About the tracks on this album, I’d like to say that most of them are mediocre ones. Though there aren’t any horrible tracks at all, actually there also aren’t any that really stand out from this album. I’m not going to describe through the detail of all songs here, but rather just point out the highlights.

First, let’s talk about the original tracks first. The opening track ‘War Child’ has some nice opening melody by piano and sax. This song also has a quite nice and catchy chorus. ‘Queen and Country’ sounds like a nice mix between folk and rock music. ‘Ladies’ is a ballad song with some nice flute sounds, acoustic guitar and also some strings section. ‘Back Door Angels’ is a more heavy song, in fact; it sounds like a heavy rock song with some folk mix in it. The guitar solos are probably the cause of the heavy sounds. ‘Sealion’ continues the folk-rock atmosphere, though there’s a few break with some funky dialogue here.

We return to the softer side of this album with ‘Skating Away…’ which is a nice cheerful ballad song. And now we arriving at ‘Bungle…’, the song that made me bought this album. It has some nice folk elements with the nice flute and violin sounds but also has some rock sounds in it. This track is a nice folk-rock tunes with a catchy chorus. ‘Only Solitaire’ is a short and quite nice acoustic ballad song. Then you’ll hear a shout ‘Hoorah!’ which opens ‘The Third Hoorah’. This track has a strong folk atmosphere in it; well, after all, Tull is a progressive folk band. ‘Two Fingers’ starts with some combination between acoustic and electric guitar work. This song has some nice catchy bass lines and a quite good folk-rock mix atmosphere in it.

Well, that’s sure was long. I think I wrote up more than what I’d thought. But let’s continue with the bonus tracks.

The bonus tracks actually aren’t too different with the original tracks. Some of them are quite nice and the rest don’t really do it for me. ‘Warchild Waltz’ is probably my favorite among the bonus tracks here. It’s a beautiful instrumental song that also has some orchestration parts in it. ‘Quartet’ is another quite nice and funky instrumental track. Somehow I get a feeling like I’m in a village or small town in the medieval themed video game when I listening to this song. The rest of the bonus tracks is mostly a folk- rock tunes, some of them have a nice and funky sounds like ‘Sealion Pt.2’, ‘Rainbow Blues’ or ‘Saturation’. I found most of them aren’t my cup of tea, though they’re not bad of a track.
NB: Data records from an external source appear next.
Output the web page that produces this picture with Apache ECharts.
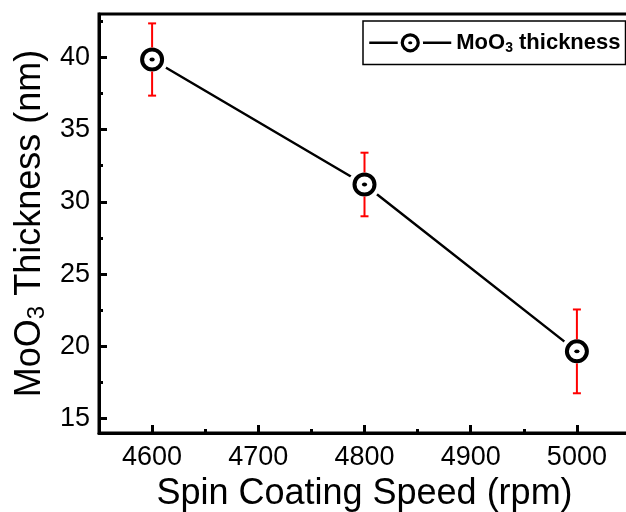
<!DOCTYPE html>
<html>
<head>
<meta charset="utf-8">
<script src="https://cdn.jsdelivr.net/npm/echarts@6/dist/echarts.min.js"></script>
<style>
  html, body { margin: 0; padding: 0; background: #fff; }
  #main { width: 626px; height: 512px; }
</style>
</head>
<body>
<div id="main"></div>
<script>
//旋涂转速 (rpm)
var speeds = [4600, 4800, 5000];
//MoO3 厚度 (nm)
var thickness = [39.85, 31.2, 19.65];
//误差
var errors = [2.5, 2.2, 2.9];
//刻度
var xLabels = [4600, 4700, 4800, 4900, 5000];
var xMinor = [4650, 4750, 4850, 4950];
var yLabels = [15, 20, 25, 30, 35, 40];
var yMinor = [17.5, 22.5, 27.5, 32.5, 37.5, 42.5];

var font = 'Liberation Sans, Arial, sans-serif';

//空心圆加中心点的符号
var svg = '<svg xmlns="http://www.w3.org/2000/svg" width="32" height="32" viewBox="0 0 32 32">' +
    '<circle cx="16" cy="16" r="16" fill="#ffffff"/>' +
    '<circle cx="16" cy="16" r="10" fill="#ffffff" stroke="#000000" stroke-width="4"/>' +
    '<ellipse cx="16" cy="16" rx="2.6" ry="1.9" fill="#000000"/>' +
    '</svg>';
var ringSymbol = 'image://data:image/svg+xml;charset=utf-8,' + encodeURIComponent(svg);

var lineData = [];
var errData = [];
for (var i = 0; i < speeds.length; i++) {
    lineData.push([speeds[i], thickness[i]]);
    errData.push([speeds[i], thickness[i], thickness[i] - errors[i], thickness[i] + errors[i]]);
}

var chart = echarts.init(document.getElementById('main'));

var option = {
    backgroundColor: '#fff',
    animation: false,
    grid: {
        left: 99, top: 14, width: 531, height: 419,
        outerBoundsMode: 'none', containLabel: false,
        show: true, borderColor: '#000', borderWidth: 3, backgroundColor: 'transparent'
    },
    legend: {
        left: 363, top: 21,
        padding: [9, 5, 9, 5],
        itemWidth: 82, itemHeight: 32,
        borderColor: '#000', borderWidth: 1.5,
        lineStyle: { width: 2.5, color: '#000' },
        data: ['MoO3 thickness'],
        formatter: function () { return '{a|MoO}{s|3}{a| thickness}'; },
        textStyle: {
            rich: {
                a: { fontFamily: font, fontWeight: 'bold', fontSize: 22, color: '#000' },
                s: { fontFamily: font, fontWeight: 'bold', fontSize: 14, color: '#000', padding: [10, 0, 0, 0] }
            }
        }
    },
    xAxis: [{
        type: 'value', min: 4550, max: 5050,
        name: 'Spin Coating Speed (rpm)', nameLocation: 'middle', nameGap: 42,
        nameTextStyle: { fontFamily: font, fontSize: 36, color: '#000' },
        axisLine: { show: true, onZero: false, lineStyle: { color: '#000', width: 3 } },
        axisTick: { show: true, inside: true, length: 8, customValues: xLabels, lineStyle: { color: '#000', width: 3 } },
        axisLabel: {
            customValues: xLabels, margin: 11, fontFamily: font, fontSize: 27, color: '#000',
            formatter: function (v) { return String(v); }
        },
        splitLine: { show: false }
    }, {
        type: 'value', min: 4550, max: 5050, position: 'bottom',
        axisLine: { show: false },
        axisTick: { show: true, inside: true, length: 4, customValues: xMinor, lineStyle: { color: '#000', width: 3 } },
        axisLabel: { show: false },
        splitLine: { show: false }
    }],
    yAxis: [{
        type: 'value', min: 14, max: 43,
        name: '{a|MoO}{s|3}{a| Thickness (nm)}', nameLocation: 'middle', nameGap: 50,
        nameTextStyle: {
            rich: {
                a: { fontFamily: font, fontSize: 36, color: '#000' },
                s: { fontFamily: font, fontSize: 24, color: '#000', padding: [14, 0, 0, 0] }
            }
        },
        axisLine: { show: true, onZero: false, lineStyle: { color: '#000', width: 3 } },
        axisTick: { show: true, inside: true, length: 8, customValues: yLabels, lineStyle: { color: '#000', width: 3 } },
        axisLabel: { customValues: yLabels, margin: 9, fontFamily: font, fontSize: 27, color: '#000' },
        splitLine: { show: false }
    }, {
        type: 'value', min: 14, max: 43, position: 'left',
        axisLine: { show: false },
        axisTick: { show: true, inside: true, length: 4, customValues: yMinor, lineStyle: { color: '#000', width: 3 } },
        axisLabel: { show: false },
        splitLine: { show: false }
    }],
    series: [{
        name: 'MoO3 thickness',
        type: 'line',
        z: 2,
        data: lineData,
        symbol: ringSymbol,
        symbolSize: 32,
        lineStyle: { color: '#000', width: 2.5 },
        itemStyle: { color: '#000' }
    }, {
        name: 'err',
        type: 'custom',
        z: 3,
        data: errData,
        encode: { x: 0, y: [1, 2, 3] },
        renderItem: function (params, api) {
            var c = api.coord([api.value(0), api.value(1)]);
            var lo = api.coord([api.value(0), api.value(2)]);
            var hi = api.coord([api.value(0), api.value(3)]);
            var r = 12, w = 4;
            var style = { stroke: '#ff0000', lineWidth: 2 };
            return {
                type: 'group',
                children: [
                    { type: 'line', shape: { x1: c[0], y1: hi[1], x2: c[0], y2: c[1] - r }, style: style },
                    { type: 'line', shape: { x1: c[0], y1: c[1] + r, x2: c[0], y2: lo[1] }, style: style },
                    { type: 'line', shape: { x1: c[0] - w, y1: hi[1], x2: c[0] + w, y2: hi[1] }, style: style },
                    { type: 'line', shape: { x1: c[0] - w, y1: lo[1], x2: c[0] + w, y2: lo[1] }, style: style }
                ]
            };
        }
    }]
};

chart.setOption(option);
</script>
</body>
</html>
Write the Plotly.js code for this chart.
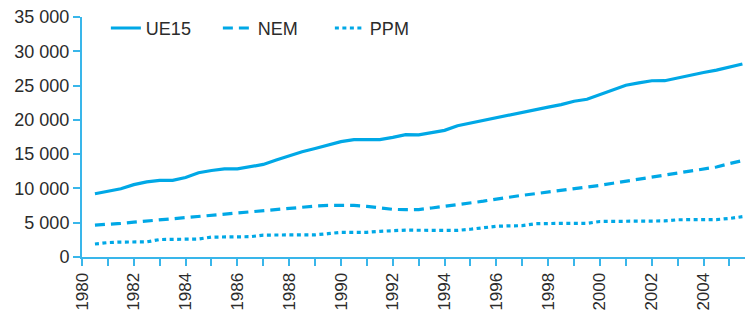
<!DOCTYPE html>
<html>
<head>
<meta charset="utf-8">
<script src="https://cdn.plot.ly/plotly-3.0.1.min.js"></script>
<style>
  html, body { margin: 0; padding: 0; background: #fff; }
  #chart { width: 745px; height: 310px; }
</style>
</head>
<body>
<div id="chart"></div>
<script>
// Half-year time points
const years = [
  1980.5, 1981.0, 1981.5, 1982.0, 1982.5, 1983.0, 1983.5, 1984.0, 1984.5, 1985.0,
  1985.5, 1986.0, 1986.5, 1987.0, 1987.5, 1988.0, 1988.5, 1989.0, 1989.5, 1990.0,
  1990.5, 1991.0, 1991.5, 1992.0, 1992.5, 1993.0, 1993.5, 1994.0, 1994.5, 1995.0,
  1995.5, 1996.0, 1996.5, 1997.0, 1997.5, 1998.0, 1998.5, 1999.0, 1999.5, 2000.0,
  2000.5, 2001.0, 2001.5, 2002.0, 2002.5, 2003.0, 2003.5, 2004.0, 2004.5, 2005.0,
  2005.5
];
const ue15 = [
  9230, 9620, 9950, 10550, 10950, 11180, 11180, 11600, 12280, 12620,
  12840, 12840, 13180, 13500, 14150, 14780, 15350, 15830, 16330, 16830,
  17110, 17110, 17110, 17450, 17840, 17820, 18100, 18470, 19150, 19550,
  19950, 20300, 20650, 21150, 21520, 21850, 22220, 22720, 23000, 23700,
  24400, 25050, 25400, 25700, 25710, 26130, 26560, 26900, 27250, 27700,
  28150
];
const nem = [
  4650, 4750, 4900, 5080, 5250, 5440, 5620, 5800, 5950, 6080,
  6200, 6380, 6600, 6760, 6950, 7150, 7280, 7420, 7520, 7540,
  7520, 7380, 7130, 6950, 6900, 6920, 7150, 7380, 7580, 7830,
  8140, 8450, 8760, 9000, 9230, 9460, 9720, 9950, 10120, 10450,
  10760, 11060, 11300, 11620, 11850, 12150, 12450, 12750, 13130, 13620,
  14050
];
const ppm = [
  1900, 2100, 2180, 2200, 2200, 2550, 2580, 2580, 2620, 2900,
  2920, 2920, 2960, 3200, 3210, 3210, 3210, 3230, 3400, 3600,
  3600, 3600, 3750, 3890, 3920, 3900, 3890, 3890, 3890, 4050,
  4300, 4480, 4540, 4570, 4850, 4910, 4910, 4910, 4910, 5180,
  5200, 5200, 5200, 5200, 5260, 5430, 5440, 5440, 5460, 5620,
  5880
];
const seriesNames = ['UE15', 'NEM', 'PPM'];

const yTickVals = [0, 5000, 10000, 15000, 20000, 25000, 30000, 35000];
const yTickText = ['0', '5 000', '10 000', '15 000', '20 000', '25 000', '30 000', '35 000'];

const xTickVals = [];
const xTickText = [];
for (let y = 1980; y <= 2005; y++) {
  xTickVals.push(y);
  xTickText.push(y % 2 === 0 ? String(y) : '');
}

const blue = '#00A8E6';
const axisBlue = '#39B6EA';
const textColor = '#2b2b2b';
const fontFam = 'Liberation Sans, Arial, sans-serif';

const traces = [
  { x: years, y: ue15, name: seriesNames[0], mode: 'lines', line: { color: blue, width: 3.2, dash: 'solid' } },
  { x: years, y: nem,  name: seriesNames[1], mode: 'lines', line: { color: blue, width: 3.2, dash: '10px,6px' } },
  { x: years, y: ppm,  name: seriesNames[2], mode: 'lines', line: { color: blue, width: 3.2, dash: '4px,3.5px' } }
];

const layout = {
  width: 745,
  height: 310,
  margin: { l: 82, r: 0, t: 17, b: 53, pad: 0 },
  paper_bgcolor: '#ffffff',
  plot_bgcolor: '#ffffff',
  font: { family: fontFam, size: 18, color: textColor },
  showlegend: true,
  legend: {
    orientation: 'h',
    x: 0.036, xanchor: 'left',
    y: 1.03, yanchor: 'top',
    bgcolor: 'rgba(0,0,0,0)',
    font: { family: fontFam, size: 18, color: textColor },
    entrywidth: 67,
    entrywidthmode: 'pixels',
    traceorder: 'normal'
  },
  xaxis: {
    range: [1980, 2005.6],
    showgrid: false,
    zeroline: false,
    showline: true,
    linecolor: axisBlue,
    linewidth: 2,
    ticks: 'outside',
    ticklen: 7,
    tickwidth: 2,
    tickcolor: axisBlue,
    tickmode: 'array',
    tickvals: xTickVals,
    ticktext: xTickText,
    tickangle: -90,
    tickfont: { family: fontFam, size: 17, color: textColor },
    fixedrange: true
  },
  yaxis: {
    range: [0, 35000],
    showgrid: false,
    zeroline: false,
    showline: true,
    linecolor: axisBlue,
    linewidth: 2,
    ticks: 'outside',
    ticklen: 7,
    tickwidth: 2,
    tickcolor: axisBlue,
    tickmode: 'array',
    tickvals: yTickVals,
    ticktext: yTickText,
    tickfont: { family: fontFam, size: 18, color: textColor },
    fixedrange: true
  }
};

Plotly.newPlot('chart', traces, layout, { displayModeBar: false, staticPlot: true });
</script>
</body>
</html>
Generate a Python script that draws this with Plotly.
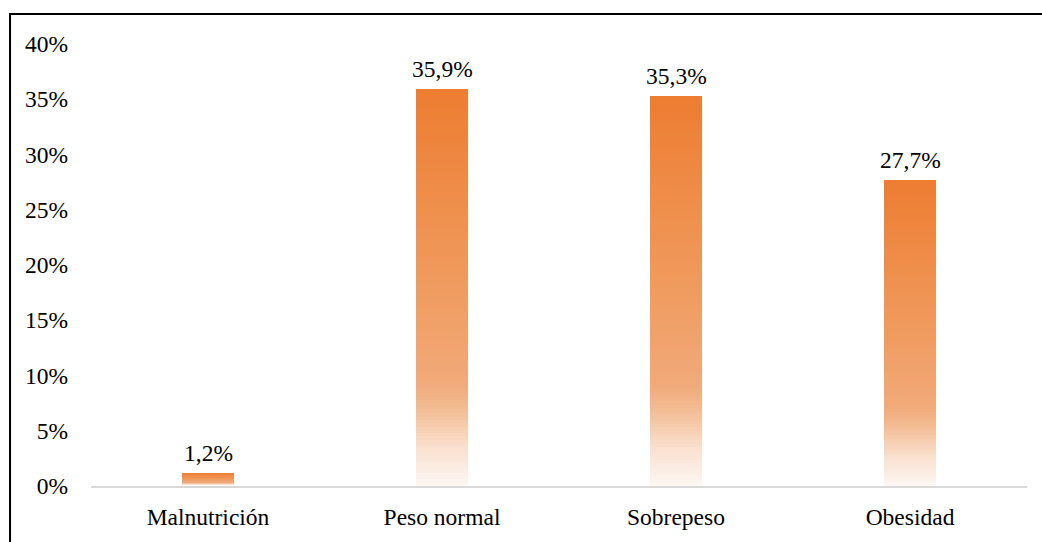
import plotly.graph_objects as go

# Estado nutricional: porcentaje de participantes por categoría
categorias = ["Malnutrición", "Peso normal", "Sobrepeso", "Obesidad"]
porcentajes = [1.2, 35.9, 35.3, 27.7]
ticks_y = [0, 5, 10, 15, 20, 25, 30, 35, 40]

FONT = "Liberation Serif, Times New Roman, serif"
SIZE = 23.5

# Vertical gradient stops (fraction measured from the top of each bar)
stops = [
    (0.00, (237, 125, 49)),
    (0.50, (240, 156, 96)),
    (0.74, (241, 170, 122)),
    (0.80, (243, 188, 147)),
    (0.90, (249, 224, 207)),
    (1.00, (253, 248, 245)),
]


def color_at(f):
    for (f0, c0), (f1, c1) in zip(stops, stops[1:]):
        if f <= f1:
            t = 0 if f1 == f0 else (f - f0) / (f1 - f0)
            r, g, b = (round(a + (bb - a) * t) for a, bb in zip(c0, c1))
            return f"rgb({r},{g},{b})"
    r, g, b = stops[-1][1]
    return f"rgb({r},{g},{b})"


N = 120
fig = go.Figure()
# Each layer spans from 0 up to a shrinking share of the bar; later layers
# cover the lower part, leaving a band of the colour for that height.
for i in range(N):
    share = 1 - i / N
    fig.add_trace(go.Bar(
        x=categorias,
        y=[v * share for v in porcentajes],
        width=0.225,
        marker=dict(color=color_at(i / N), line=dict(width=0)),
        hoverinfo="skip",
        showlegend=False,
    ))

for c, v in zip(categorias, porcentajes):
    fig.add_annotation(
        x=c, y=v, text=f"{v:.1f}".replace(".", ",") + "%",
        showarrow=False, yanchor="bottom", yshift=5,
        font=dict(family=FONT, size=SIZE, color="#000000"),
    )

# Outer frame around the chart
fig.add_shape(
    type="rect", xref="paper", yref="paper",
    x0=-0.0865, x1=1.2, y0=-0.3, y1=1.068,
    line=dict(color="#000000", width=2), fillcolor="rgba(0,0,0,0)",
    layer="above",
)

fig.update_layout(
    width=1042, height=542,
    margin=dict(l=90.5, r=15, t=44, b=51),
    paper_bgcolor="white", plot_bgcolor="white",
    barmode="overlay", bargap=0,
    font=dict(family=FONT, size=SIZE, color="#000000"),
    showlegend=False,
)
fig.update_xaxes(
    range=[-0.5, 3.5], showline=True, linecolor="#D9D9D9", linewidth=2,
    showgrid=False, ticks="", ticklabelstandoff=9, zeroline=False,
    tickfont=dict(family=FONT, size=SIZE, color="#000000"),
)
fig.update_yaxes(
    range=[0, 40], tickvals=ticks_y, ticktext=[f"{t}%" for t in ticks_y],
    showgrid=False, zeroline=False, showline=False, ticks="",
    ticklabelstandoff=22,
    tickfont=dict(family=FONT, size=SIZE, color="#000000"),
)

fig.write_html("out.html")
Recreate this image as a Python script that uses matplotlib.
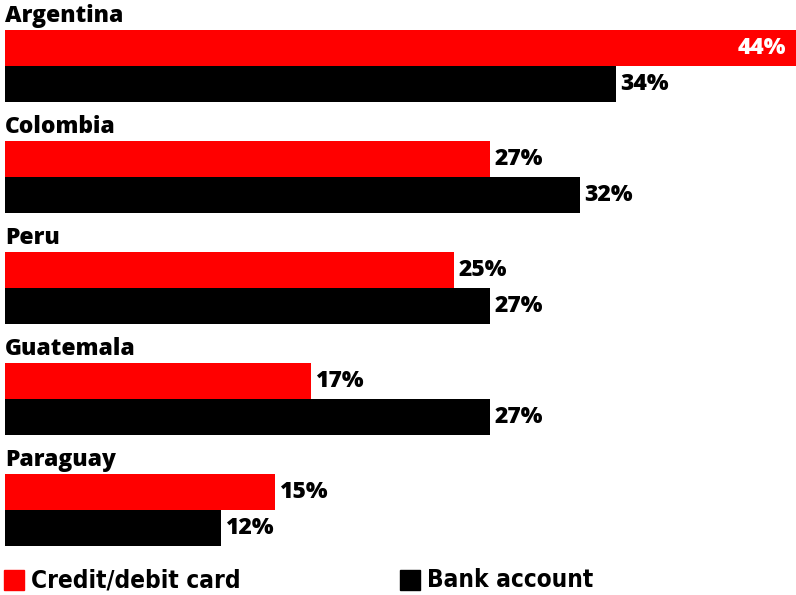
import matplotlib.pyplot as plt
from matplotlib.patches import Rectangle

countries = ["Argentina", "Colombia", "Peru", "Guatemala", "Paraguay"]
card = [44, 27, 25, 17, 15]
bank = [34, 32, 27, 27, 12]
series_names = ["Credit/debit card", "Bank account"]
RED = "#ff0000"
BLACK = "#000000"

fig = plt.figure(figsize=(7.96, 5.95), dpi=100)
# axes in pixel-like units vertically, percent horizontally
ax = fig.add_axes([5 / 796, 0, 791 / 796, 1])
ax.set_xlim(0, 44)
ax.set_ylim(595, 0)
ax.axis("off")

step = 111
bar_h = 36
for i, name in enumerate(countries):
    top = 30 + i * step
    ax.barh(top + bar_h / 2, card[i], height=bar_h, color=RED, align="center")
    ax.barh(top + bar_h * 1.5, bank[i], height=bar_h, color=BLACK, align="center")
    ax.text(0, top - 14, name, fontsize=16.5, fontweight="heavy", va="center", ha="left",
            family="Open Sans")

    for val, yc, in [(card[i], top + bar_h / 2), (bank[i], top + bar_h * 1.5)]:
        label = f"{val}%"
        if val == max(card):
            ax.annotate(label, (val, yc), xytext=(-7, 0), textcoords="offset points",
                        ha="right", va="center", color="white", fontsize=16.5,
                        fontweight="heavy", family="Open Sans")
        else:
            ax.annotate(label, (val, yc), xytext=(3, 0), textcoords="offset points",
                        ha="left", va="center", color="black", fontsize=16.5,
                        fontweight="heavy", family="Open Sans")

# legend along the bottom
for x0, color, text in [(4, RED, series_names[0]), (400, BLACK, series_names[1])]:
    fig.patches.append(Rectangle((x0 / 796, 1 - 590 / 595), 20 / 796, 20 / 595,
                                 transform=fig.transFigure, color=color))
    fig.text((x0 + 27) / 796, 1 - 580 / 595, text, fontsize=17.5, fontweight="bold",
             va="center", ha="left", family="DejaVu Sans", fontstretch="condensed")

fig.savefig("out.png", dpi=100)
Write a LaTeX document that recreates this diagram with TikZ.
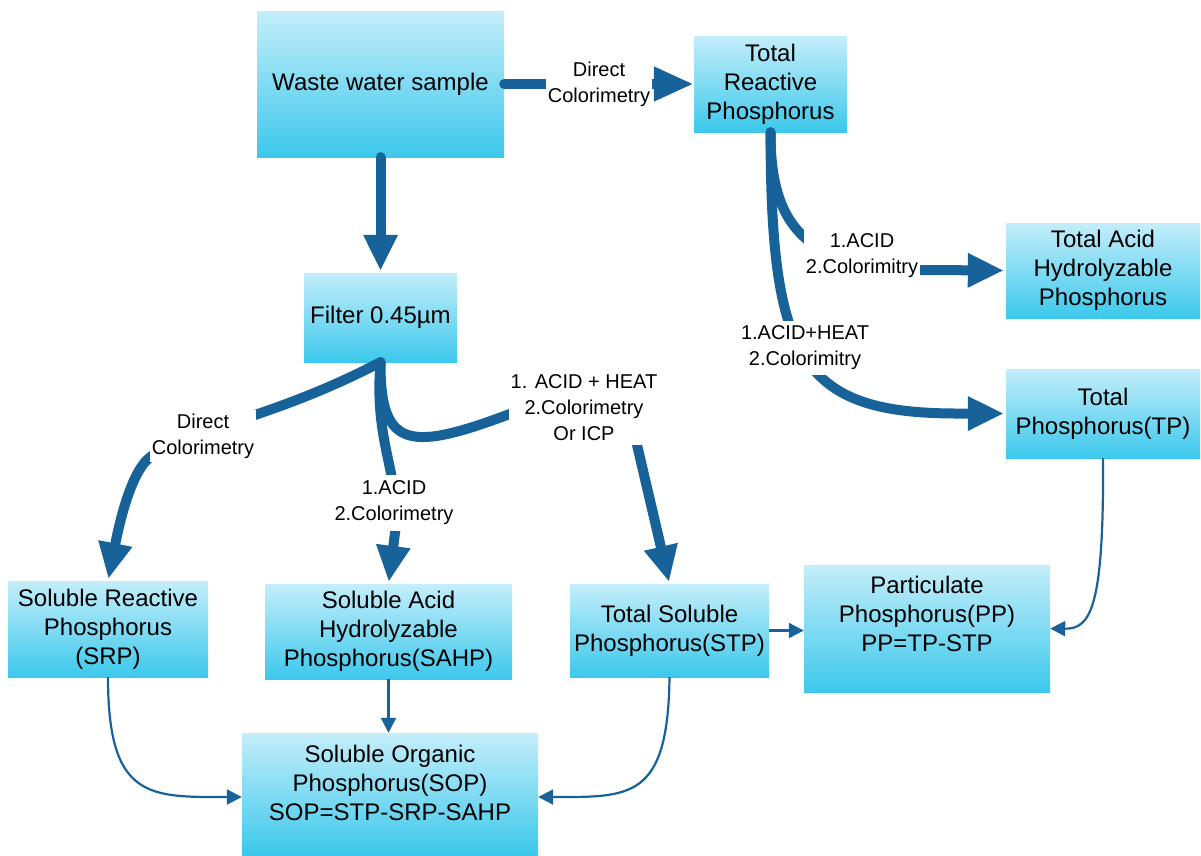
\documentclass[tikz,border=0pt]{standalone}
\usepackage{fontspec}
\setmainfont{Liberation Sans}
\usetikzlibrary{arrows.meta,calc}
\definecolor{btop}{HTML}{C4EEFA}
\definecolor{bbot}{HTML}{3CC8EC}
\definecolor{ablue}{HTML}{18629A}
\newcommand{\boxfnt}{\fontsize{24}{29}\selectfont}
\newcommand{\labfnt}{\fontsize{20}{26}\selectfont}
\tikzset{
  pbox/.style={rectangle, top color=btop, bottom color=bbot, draw=none,
    align=center, font=\boxfnt, inner sep=0pt},
  thickarr/.style={line width=10pt, draw=ablue, line cap=round,
    -{Triangle[length=36pt,width=32pt]}},
  thinarr/.style={line width=2.2pt, draw=ablue,
    -{Triangle[length=15pt,width=15pt]}},
  lab/.style={fill=white, font=\labfnt, align=center, inner xsep=2pt, inner ysep=4pt}
}
\begin{document}
\begin{tikzpicture}[x=1pt,y=-1pt]
\fill[white] (0,0) rectangle (1201,855);
\useasboundingbox (0,0) rectangle (1201,855);
% boxes
\node[pbox, minimum width=247pt, minimum height=146pt] (waste) at (380.5,84) {Waste water sample};
\node[pbox, minimum width=153pt, minimum height=96pt] (trp) at (770.5,84) {Total\\Reactive\\Phosphorus};
\node[pbox, minimum width=194pt, minimum height=95pt] (tahp) at (1103,270.5) {Total Acid\\Hydrolyzable\\Phosphorus};
\node[pbox, minimum width=153pt, minimum height=89pt] (filter) at (380.5,317.5) {Filter 0.45µm};
\node[pbox, minimum width=194pt, minimum height=89pt] (tp) at (1103,413.5) {Total\\Phosphorus(TP)};
\node[pbox, minimum width=200pt, minimum height=96pt] (srp) at (108,629) {Soluble Reactive\\Phosphorus\\(SRP)};
\node[pbox, minimum width=247pt, minimum height=95pt] (sahp) at (388.5,631.5) {Soluble Acid\\Hydrolyzable\\Phosphorus(SAHP)};
\node[pbox, minimum width=199pt, minimum height=93pt] (stp) at (669.5,630.5) {Total Soluble\\Phosphorus(STP)};
\node[pbox, minimum width=246pt, minimum height=127pt] (pp) at (927,628.5) {Particulate\\Phosphorus(PP)\\PP=TP-STP\\\mbox{}};
\node[pbox, minimum width=296pt, minimum height=122pt] (sop) at (390,794) {Soluble Organic\\Phosphorus(SOP)\\SOP=STP-SRP-SAHP\\[-6pt]\mbox{}};
% thick connectors
\draw[thickarr, -{Triangle[length=40pt,width=32pt]}] (waste.east) -- (trp.west);
\draw[thickarr, shorten >=2pt] (waste.south) -- (filter.north);
\draw[thickarr, shorten >=2pt] (trp.south) .. controls (770.5,220) and (800,268) .. (920,270) -- (tahp.west);
\draw[thickarr, shorten >=2pt] (trp.south) .. controls (771,360) and (800,414) .. (960,413.5) -- (tp.west);
\draw[thickarr, shorten >=2pt] (filter.south) .. controls (260,425) and (175,430) .. (145,462) .. controls (128,482) and (118,530) .. (srp.north);
\draw[thickarr, shorten >=2pt] (filter.south) .. controls (374,440) and (398,470) .. (396,525) -- (sahp.north);
\draw[thickarr, shorten >=2pt, line join=round] (filter.south) .. controls (380,450) and (410,452) .. (515,412) -- (634,432) -- (stp.north);
% labels on thick connectors
\node[lab] (l1) at (599,84) {Direct\\Colorimetry};
\node[lab, inner ysep=11pt] (l2) at (862,256) {1.ACID\\2.Colorimitry};
\node[lab, inner ysep=5pt] (l3) at (805,348) {1.ACID+HEAT\\2.Colorimitry};
\node[lab] (l4) at (203,436) {Direct\\Colorimetry};
\node[lab, inner ysep=6pt] (l5) at (394,503) {1.ACID\\2.Colorimetry};
\node[lab] (l6) at (584,408) {1. ACID + HEAT\\2.Colorimetry\\Or ICP};
% thin connectors
\draw[thinarr] (srp.south) .. controls (108,800) and (150,797) .. ($(sop.west)+(0,3)$);
\draw[thinarr] (sahp.south) -- (sahp.south |- sop.north);
\draw[thinarr] (stp.south) .. controls (668,800) and (630,797) .. ($(sop.east)+(0,3)$);
\draw[thinarr] (stp.east) -- (stp.east -| pp.west);
\draw[thinarr] (tp.south) .. controls (1104,610) and (1090,629) .. (pp.east);
\end{tikzpicture}
\end{document}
As a side notes, through the entire album you’ll hear some minor sounds like a war alarm, or some short dialogue, etc. They aren’t a nuisance to listen, but rather provides a unique sense to the album.

Overall, this isn’t a really bad album at all. Some tracks aren’t really my cup of tea, but in the end it’s all only the matter of personal taste. If you like folk music in general, or especially if you’re a Tull fan, you’d like to get this album. However, if you’re not really into folk music in its entirety like me, this album could either be a good starting point with Tull or a bit of let down of an album. On other note, it helps to listen to the album a few more times if you didn’t like it at first.